Unfortunately, you have got to be severely restricted already (e.g., tons of bugs, dirt, and leaves over your present air filter) or alternatively, you have to have the engine spun up so fast and sucking air so hard that it is restricted by the OEM intake.
If your airfilter is blocked, spend $15.00 and get a new one. As for the second example, your car will only run at max RPM that last moment before you shift. You may see a marginal gain when going flat out, but there is no bloody way you are going to see a 15-20BPH gain. That's over 10% on a 122 engine. And I'm not even sure if the 122 is at the crank or the wheels. Maybe somebody else knows.
Anyway, you are gonna spend big money to get a little gain.
Other places to spend money for very little return: Larger headers, larger exhaust, cat-bypass, etc.
These can all be done, but on a 122hp engine, your gains are not going to be huge.
If you want to really boost power, you need to look at FI (forced induction) such as a turbo or a supercharger. Or, you need to look at more aggressive internals. Cams, pistons, rods, crank, etc.
There are shops around that do this sort of thing. You are going to be looking at $4-6K for a blower system, either TC or SC. On the lower end if a "bolt-on kit" has already been worked out for the car. Higher end if you need somebody to handle mapping and tuning your ECM.

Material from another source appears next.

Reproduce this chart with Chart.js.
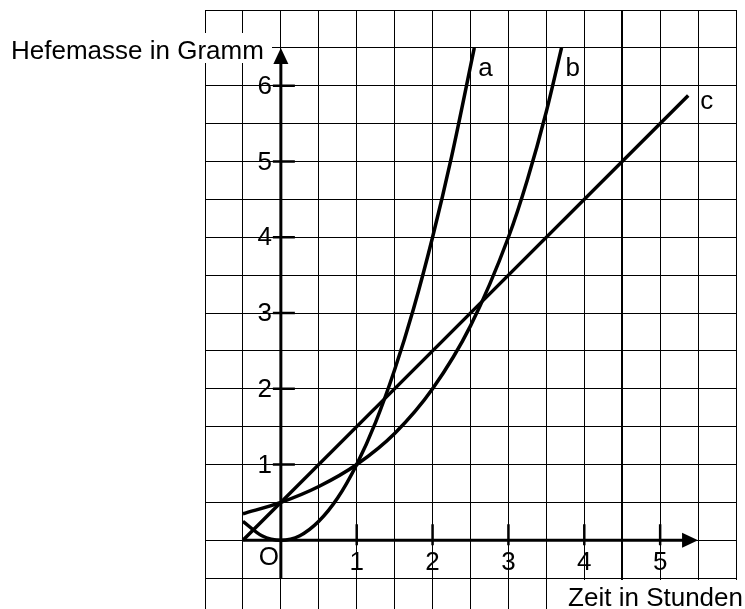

Better Internals are gonna run you around the same, but fewer places will do it since it is more difficult to engineer the total solution. E.g., you require many moving parts internal to the engine versus some off the shelf parts with some custom EMC mapping, injectors, maybe a fuel pump. But again, there are race shops that will do this.

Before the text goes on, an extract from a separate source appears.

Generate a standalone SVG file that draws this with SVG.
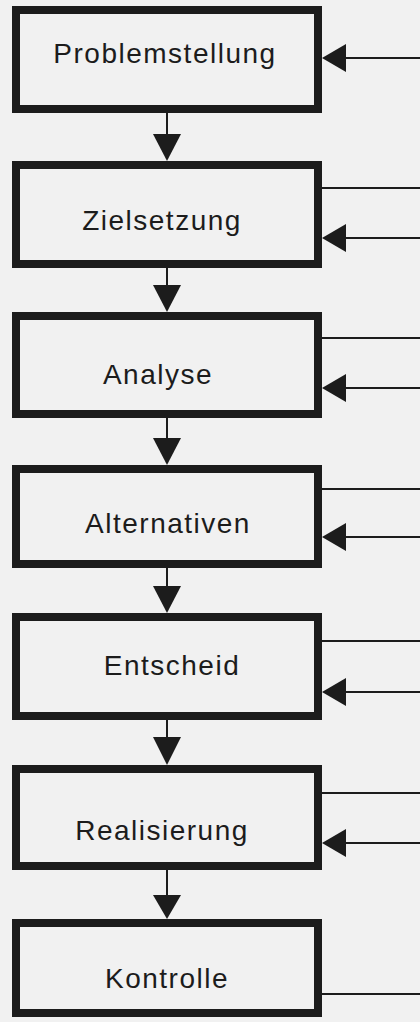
<svg xmlns="http://www.w3.org/2000/svg" width="420" height="1022" viewBox="0 0 420 1022">
  <style>
    .box { fill: none; stroke: #1c1c1c; stroke-width: 8; }
    .lbl { font-family: "Liberation Sans", Arial, sans-serif; font-size: 28px; letter-spacing: 1.5px; fill: #1c1c1c; text-anchor: middle; }
    .ln { stroke: #1c1c1c; stroke-width: 2; fill: none; }
    .ah { fill: #1c1c1c; }
  </style>
  <rect x="0" y="0" width="420" height="1022" fill="#f1f1f1"/>

  <g id="connectors">
    <!-- downward arrows -->
    <line class="ln" x1="167" y1="113" x2="167" y2="140"/>
    <polygon class="ah" points="153,134 181,134 167,161"/>
    <line class="ln" x1="167" y1="268" x2="167" y2="290"/>
    <polygon class="ah" points="153,285 181,285 167,312"/>
    <line class="ln" x1="167" y1="418" x2="167" y2="443"/>
    <polygon class="ah" points="153,438 181,438 167,465"/>
    <line class="ln" x1="167" y1="568" x2="167" y2="591"/>
    <polygon class="ah" points="153,586 181,586 167,613"/>
    <line class="ln" x1="167" y1="720" x2="167" y2="742"/>
    <polygon class="ah" points="153,737 181,737 167,765"/>
    <line class="ln" x1="167" y1="870" x2="167" y2="900"/>
    <polygon class="ah" points="153,895 181,895 167,919"/>

    <!-- incoming arrows from the right -->
    <line class="ln" x1="340" y1="58" x2="420" y2="58"/>
    <polygon class="ah" points="322,58 346,44 346,72"/>
    <line class="ln" x1="340" y1="238" x2="420" y2="238"/>
    <polygon class="ah" points="322,238 346,224 346,252"/>
    <line class="ln" x1="340" y1="388" x2="420" y2="388"/>
    <polygon class="ah" points="322,388 346,374 346,402"/>
    <line class="ln" x1="340" y1="537" x2="420" y2="537"/>
    <polygon class="ah" points="322,537 346,523 346,551"/>
    <line class="ln" x1="340" y1="692" x2="420" y2="692"/>
    <polygon class="ah" points="322,692 346,678 346,706"/>
    <line class="ln" x1="340" y1="843" x2="420" y2="843"/>
    <polygon class="ah" points="322,843 346,829 346,857"/>

    <!-- outgoing lines to the right -->
    <line class="ln" x1="320" y1="188" x2="420" y2="188"/>
    <line class="ln" x1="320" y1="338" x2="420" y2="338"/>
    <line class="ln" x1="320" y1="489" x2="420" y2="489"/>
    <line class="ln" x1="320" y1="641" x2="420" y2="641"/>
    <line class="ln" x1="320" y1="793" x2="420" y2="793"/>
    <line class="ln" x1="320" y1="994" x2="420" y2="994"/>
  </g>

  <g id="problemstellung">
    <rect class="box" x="16" y="10" width="302" height="99"/>
    <text class="lbl" x="165" y="63">Problemstellung</text>
  </g>
  <g id="zielsetzung">
    <rect class="box" x="16" y="165" width="302" height="99"/>
    <text class="lbl" x="162" y="230">Zielsetzung</text>
  </g>
  <g id="analyse">
    <rect class="box" x="16" y="316" width="302" height="98"/>
    <text class="lbl" x="158" y="384">Analyse</text>
  </g>
  <g id="alternativen">
    <rect class="box" x="16" y="469" width="302" height="95"/>
    <text class="lbl" x="168" y="533">Alternativen</text>
  </g>
  <g id="entscheid">
    <rect class="box" x="16" y="617" width="302" height="99"/>
    <text class="lbl" x="172" y="675">Entscheid</text>
  </g>
  <g id="realisierung">
    <rect class="box" x="16" y="769" width="302" height="97"/>
    <text class="lbl" x="162" y="840">Realisierung</text>
  </g>
  <g id="kontrolle">
    <rect class="box" x="16" y="923" width="302" height="90"/>
    <text class="lbl" x="167" y="988">Kontrolle</text>
  </g>
</svg>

Do one of the above, and then you will get some serious gains out of a fatter exhaust system, headers, and a big fat intake. Any blower kit will have an intake kit already because one end will be on the blower output leading direct to the intake manifold.
Neither will be cheap, but anything can be done. It gets addictive though, and before you know it, you are looking to go bigger, faster, etc.
Also, each is asking for problems ... for example, I just broke the crankshaft on a supercharged engine about a month ago. Now I have a bunch of engine bits in my garage, and I'm looking at an expensive and time-consuming repair.
But if you do it ... HOLY SMOKES IT IS BLOODY FUN!
Okay ... my rant is over. Not sure what started that!